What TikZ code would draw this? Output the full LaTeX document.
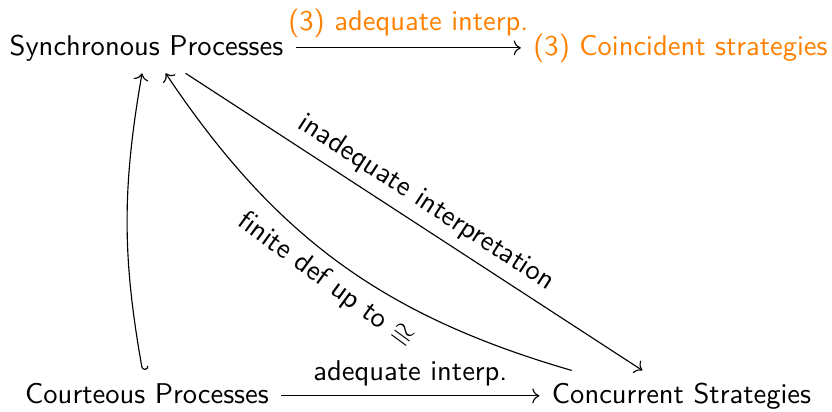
\documentclass[tikz,border=0pt]{standalone}
\usetikzlibrary{arrows.meta}
\begin{document}
\begin{tikzpicture}[x=0.35pt,y=0.35pt,
  obj/.style={font=\sffamily, inner sep=4.2pt, text height=7pt, text depth=2pt, anchor=base},
  lbl/.style={font=\sffamily, inner sep=3.3pt},
  arr/.style={-{Computer Modern Rightarrow}},
  hookarr/.style={{Hooks[left]}-{Computer Modern Rightarrow}}]
\useasboundingbox (0,0) rectangle (832,411);
\node[obj] (sync) at (146.5,356) {Synchronous Processes};
\node[obj, text=orange] (coin) at (680.5,356) {(3) Coincident strategies};
\node[obj] (cour) at (147,8) {Courteous Processes};
\node[obj] (conc) at (681.5,8) {Concurrent Strategies};
\draw[arr] (sync) -- node[lbl, above, text=orange] {(3) adequate interp.} (coin);
\draw[arr] (cour) -- node[lbl, above] {adequate interp.} (conc);
\draw[hookarr] (cour) to[bend left=10] (sync);
\draw[arr] (sync) -- node[lbl, pos=0.5, above, sloped] {inadequate interpretation} (conc);
\draw[{Computer Modern Rightarrow}-] (sync) to[bend right=20] node[lbl, midway, below, sloped] {finite def up to $\cong$} (conc);
\end{tikzpicture}
\end{document}
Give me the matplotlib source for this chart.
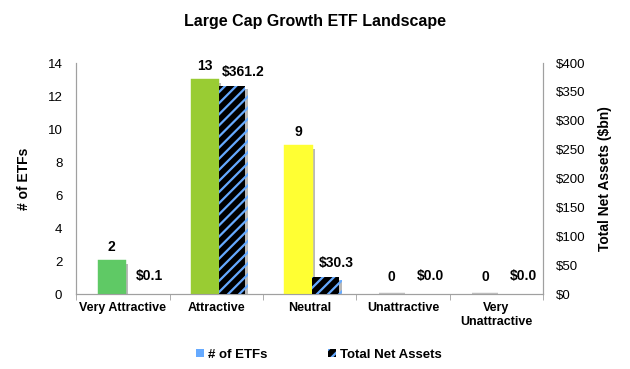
import matplotlib.pyplot as plt
import matplotlib.patheffects as pe
import numpy as np

plt.rcParams['font.family'] = ['Liberation Sans', 'DejaVu Sans']
plt.rcParams['hatch.linewidth'] = 1.6

# Data
categories = ['Very Attractive', 'Attractive', 'Neutral', 'Unattractive', 'Very\nUnattractive']
num_etfs = [2, 13, 9, 0, 0]
net_assets = [0.1, 361.2, 30.3, 0.0, 0.0]
bar_colors = ['#5FC965', '#99CC33', '#FFFF33', '#BFBFBF', '#BFBFBF']
left_ticks = [0, 2, 4, 6, 8, 10, 12, 14]
right_ticks = [0, 50, 100, 150, 200, 250, 300, 350, 400]

x = np.arange(len(categories))
w = 0.28
shadow = [pe.withSimplePatchShadow(offset=(2.2, -2.2), shadow_rgbFace='#808080', alpha=0.55), pe.Normal()]

fig = plt.figure(figsize=(6.3, 3.69), dpi=100)
ax = fig.add_axes([0.121, 0.203, 0.741, 0.626])
ax2 = ax.twinx()

b1 = ax.bar(x - 0.12, num_etfs, w, color=bar_colors, edgecolor=bar_colors, linewidth=1.6, zorder=3)
for b in b1:
    b.set_path_effects(shadow)
b2 = ax2.bar(x + 0.17, net_assets, w, color='black', edgecolor='#66AAFF', hatch='///', linewidth=0, zorder=3)
for b in b2:
    b.set_path_effects(shadow)

# Data labels
for xi, v in zip(x, num_etfs):
    ax.annotate(f'{v}', (xi - 0.12, v), xytext=(0, 5 if v else 7), textcoords='offset points',
                ha='center', va='bottom', fontsize=10, fontweight='bold')
for xi, v in zip(x, net_assets):
    ax2.annotate(f'${v:.1f}', (xi + 0.17, v), xytext=(8, 5 if v > 1 else 8), textcoords='offset points',
                 ha='center', va='bottom', fontsize=10, fontweight='bold')

ax.set_xlim(-0.5, len(categories) - 0.5)
ax.set_ylim(0, 14)
ax2.set_ylim(0, 400)
ax.set_yticks(left_ticks)
ax2.set_yticks(right_ticks)
ax2.set_yticklabels([f'${t}' for t in right_ticks])

ax.set_xticks(x)
ax.set_xticklabels(categories, fontsize=9, fontweight='bold')
ax.tick_params(axis='x', length=0, pad=6)
ax.set_xticks(np.arange(len(categories) + 1) - 0.5, minor=True)
ax.tick_params(axis='x', which='minor', length=4, color='#A0A0A0')
ax.tick_params(axis='y', length=0, labelsize=9.5, pad=10)
ax2.tick_params(axis='y', length=0, labelsize=9.5, pad=9)

for a in (ax, ax2):
    a.spines['top'].set_visible(False)
    for s in ('left', 'right', 'bottom'):
        a.spines[s].set_color('#A0A0A0')
        a.spines[s].set_linewidth(0.8)

ax.set_ylabel('# of ETFs', fontsize=10, fontweight='bold', labelpad=12)
ax2.set_ylabel('Total Net Assets ($bn)', fontsize=10, fontweight='bold', labelpad=9)
fig.suptitle('Large Cap Growth ETF Landscape', x=0.5, y=0.962, fontsize=11.5, fontweight='bold')

# Legend
h1 = plt.Rectangle((0, 0), 1, 1, facecolor='#66AAFF', edgecolor='none')
h2 = plt.Rectangle((0, 0), 1, 1, facecolor='black', edgecolor='#66AAFF', hatch='///', linewidth=0)
fig.legend([h1, h2], ['# of ETFs', 'Total Net Assets'], loc='lower center', bbox_to_anchor=(0.506, -0.01),
           ncol=2, frameon=False, prop={'weight': 'bold', 'size': 9.5},
           handlelength=0.6, handleheight=0.6, handletextpad=0.3, columnspacing=4.6)

fig.savefig('out.png', dpi=100)
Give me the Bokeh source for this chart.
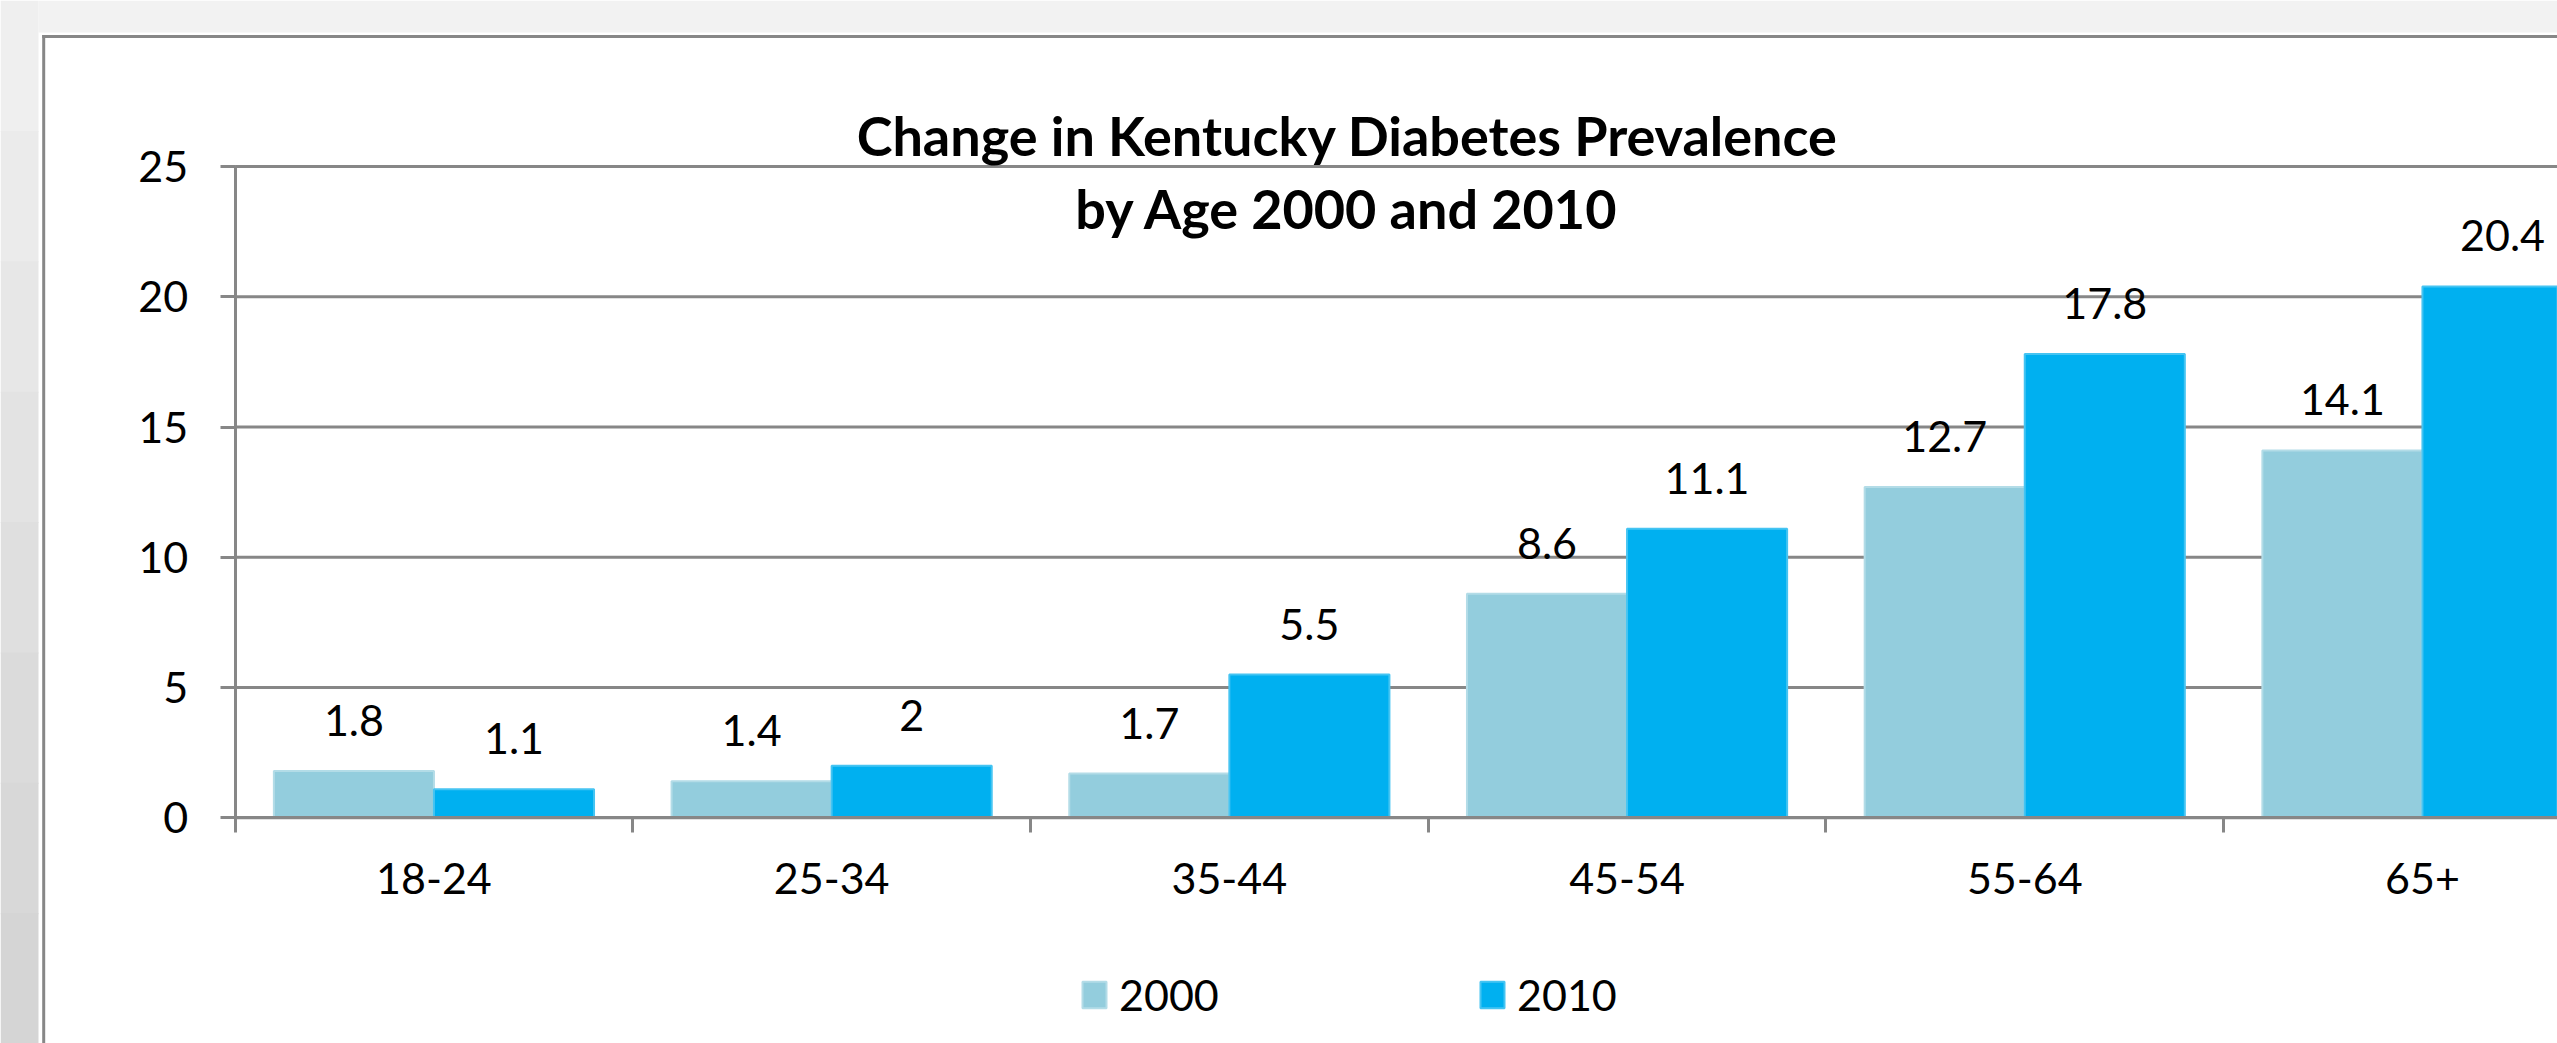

○ ○ ○ ○ ○ ○ ○

Repeat each entry exactly as it appears; skip any picture.

WRITTEN RESPONSE
What TikZ code would draw this? Output the full LaTeX document.
\documentclass[tikz,border=0pt]{standalone}
\usetikzlibrary{arrows.meta}
\begin{document}
\begin{tikzpicture}[x=0.35pt,y=0.35pt,
  obj/.style={font=\sffamily, inner sep=4.2pt, text height=7pt, text depth=2pt, anchor=base},
  lbl/.style={font=\sffamily, inner sep=3.3pt},
  arr/.style={-{Computer Modern Rightarrow}},
  hookarr/.style={{Hooks[left]}-{Computer Modern Rightarrow}}]
\useasboundingbox (0,0) rectangle (832,411);
\node[obj] (sync) at (146.5,356) {Synchronous Processes};
\node[obj, text=orange] (coin) at (680.5,356) {(3) Coincident strategies};
\node[obj] (cour) at (147,8) {Courteous Processes};
\node[obj] (conc) at (681.5,8) {Concurrent Strategies};
\draw[arr] (sync) -- node[lbl, above, text=orange] {(3) adequate interp.} (coin);
\draw[arr] (cour) -- node[lbl, above] {adequate interp.} (conc);
\draw[hookarr] (cour) to[bend left=10] (sync);
\draw[arr] (sync) -- node[lbl, pos=0.5, above, sloped] {inadequate interpretation} (conc);
\draw[{Computer Modern Rightarrow}-] (sync) to[bend right=20] node[lbl, midway, below, sloped] {finite def up to $\cong$} (conc);
\end{tikzpicture}
\end{document}
Give me the matplotlib source for this chart.
import matplotlib.pyplot as plt
import matplotlib.patheffects as pe
import numpy as np

plt.rcParams['font.family'] = ['Liberation Sans', 'DejaVu Sans']
plt.rcParams['hatch.linewidth'] = 1.6

# Data
categories = ['Very Attractive', 'Attractive', 'Neutral', 'Unattractive', 'Very\nUnattractive']
num_etfs = [2, 13, 9, 0, 0]
net_assets = [0.1, 361.2, 30.3, 0.0, 0.0]
bar_colors = ['#5FC965', '#99CC33', '#FFFF33', '#BFBFBF', '#BFBFBF']
left_ticks = [0, 2, 4, 6, 8, 10, 12, 14]
right_ticks = [0, 50, 100, 150, 200, 250, 300, 350, 400]

x = np.arange(len(categories))
w = 0.28
shadow = [pe.withSimplePatchShadow(offset=(2.2, -2.2), shadow_rgbFace='#808080', alpha=0.55), pe.Normal()]

fig = plt.figure(figsize=(6.3, 3.69), dpi=100)
ax = fig.add_axes([0.121, 0.203, 0.741, 0.626])
ax2 = ax.twinx()

b1 = ax.bar(x - 0.12, num_etfs, w, color=bar_colors, edgecolor=bar_colors, linewidth=1.6, zorder=3)
for b in b1:
    b.set_path_effects(shadow)
b2 = ax2.bar(x + 0.17, net_assets, w, color='black', edgecolor='#66AAFF', hatch='///', linewidth=0, zorder=3)
for b in b2:
    b.set_path_effects(shadow)

# Data labels
for xi, v in zip(x, num_etfs):
    ax.annotate(f'{v}', (xi - 0.12, v), xytext=(0, 5 if v else 7), textcoords='offset points',
                ha='center', va='bottom', fontsize=10, fontweight='bold')
for xi, v in zip(x, net_assets):
    ax2.annotate(f'${v:.1f}', (xi + 0.17, v), xytext=(8, 5 if v > 1 else 8), textcoords='offset points',
                 ha='center', va='bottom', fontsize=10, fontweight='bold')

ax.set_xlim(-0.5, len(categories) - 0.5)
ax.set_ylim(0, 14)
ax2.set_ylim(0, 400)
ax.set_yticks(left_ticks)
ax2.set_yticks(right_ticks)
ax2.set_yticklabels([f'${t}' for t in right_ticks])

ax.set_xticks(x)
ax.set_xticklabels(categories, fontsize=9, fontweight='bold')
ax.tick_params(axis='x', length=0, pad=6)
ax.set_xticks(np.arange(len(categories) + 1) - 0.5, minor=True)
ax.tick_params(axis='x', which='minor', length=4, color='#A0A0A0')
ax.tick_params(axis='y', length=0, labelsize=9.5, pad=10)
ax2.tick_params(axis='y', length=0, labelsize=9.5, pad=9)

for a in (ax, ax2):
    a.spines['top'].set_visible(False)
    for s in ('left', 'right', 'bottom'):
        a.spines[s].set_color('#A0A0A0')
        a.spines[s].set_linewidth(0.8)

ax.set_ylabel('# of ETFs', fontsize=10, fontweight='bold', labelpad=12)
ax2.set_ylabel('Total Net Assets ($bn)', fontsize=10, fontweight='bold', labelpad=9)
fig.suptitle('Large Cap Growth ETF Landscape', x=0.5, y=0.962, fontsize=11.5, fontweight='bold')

# Legend
h1 = plt.Rectangle((0, 0), 1, 1, facecolor='#66AAFF', edgecolor='none')
h2 = plt.Rectangle((0, 0), 1, 1, facecolor='black', edgecolor='#66AAFF', hatch='///', linewidth=0)
fig.legend([h1, h2], ['# of ETFs', 'Total Net Assets'], loc='lower center', bbox_to_anchor=(0.506, -0.01),
           ncol=2, frameon=False, prop={'weight': 'bold', 'size': 9.5},
           handlelength=0.6, handleheight=0.6, handletextpad=0.3, columnspacing=4.6)

fig.savefig('out.png', dpi=100)
Give me the Bokeh source for this chart.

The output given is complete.